The Craftsmanship framework makes each employee responsible for identifying his or her strengths that are worth developing (and, to a lesser extent, weaknesses that need improving). It also aims to explore the employee’s core motivations (or drivers, such as professional advancement or fun). The bank pledges to create appropriate challenges for employees, provide a trusting environment that encourages experimentation and makes it safe to fail, and explicitly recognize employees for their contributions. Pursuing these goals ensures that people perform better, understand regulatory compliance, and are equipped to provide customers with an exceptional experience. (See Exhibit 2.) Leaders believe that Craftsmanship gives people a sense of belonging and fuels their passion for their work.
ING now uses Craftsmanship as a foundation for its frequent employee performance checks as well as for its personal-development plan, which each employee is expected to begin crafting on his or her 100th day.
Already, agile has had a tangible effect on talent at ING. Van Beek comments, “The focus on innovating for our clients makes working at ING inspiring. It also helps us attract top talent. We see this daily in our recruiting efforts.” In HR, agile adoption has had the same effect. He says, “We’re putting the right people together and encouraging them to take end-to-end responsibility for the task they face.”
In the spirit of continual learning and improvement that are the hallmarks of the agile organization, 90 HR team members recently convened for an agile retrospective: they reviewed what works and what needs work. Although HR is maturing, they agreed that more change is needed; for example, they will modify some of their hard-wired HR practices and focus more closely on building line-manager capability. Van Beek says, “We got a lot right when we implemented the new HR organization, but we also made mistakes. We need to change what we got wrong and try a new way.”
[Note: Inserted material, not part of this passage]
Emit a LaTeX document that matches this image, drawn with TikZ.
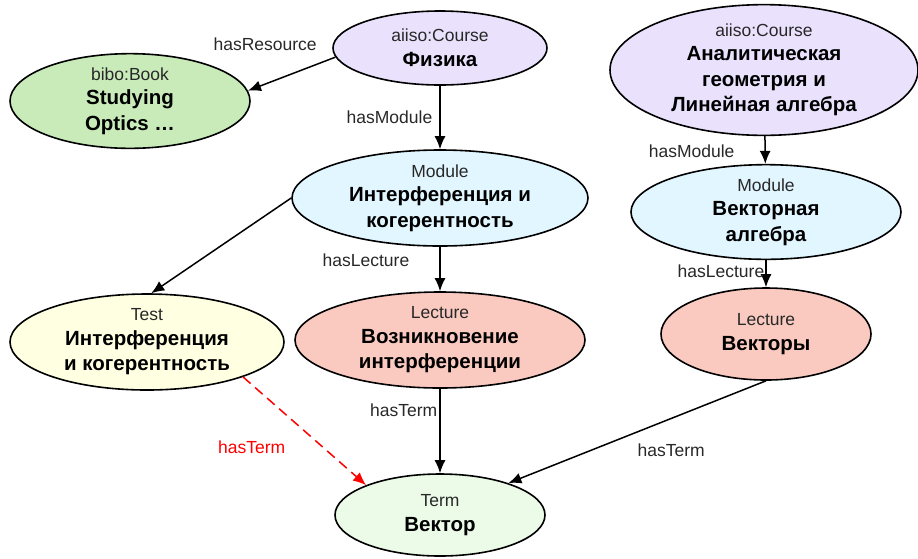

So, what lessons does van Beek have to share with others at this stage? For one, companies considering adopting agile in HR should be sure to involve HR early in the organizational process. Such exposure gives them the perfect foundation and creates advocates. In addition, leaders should be generous in giving responsibility to those involved. “Make sure they feel enabled to make mistakes as they learn,” van Beek says. And “be transparent about the vision and the dream; allow room for how you will get there.” Agile is an ongoing journey, but it’s not a purpose in itself. Van Beek says, “The bigger challenge for HR leaders is ensuring that the HR function delivers on your organization’s purpose. Agile is helping us deliver on ours: empowering people to stay a step ahead in life and in business.”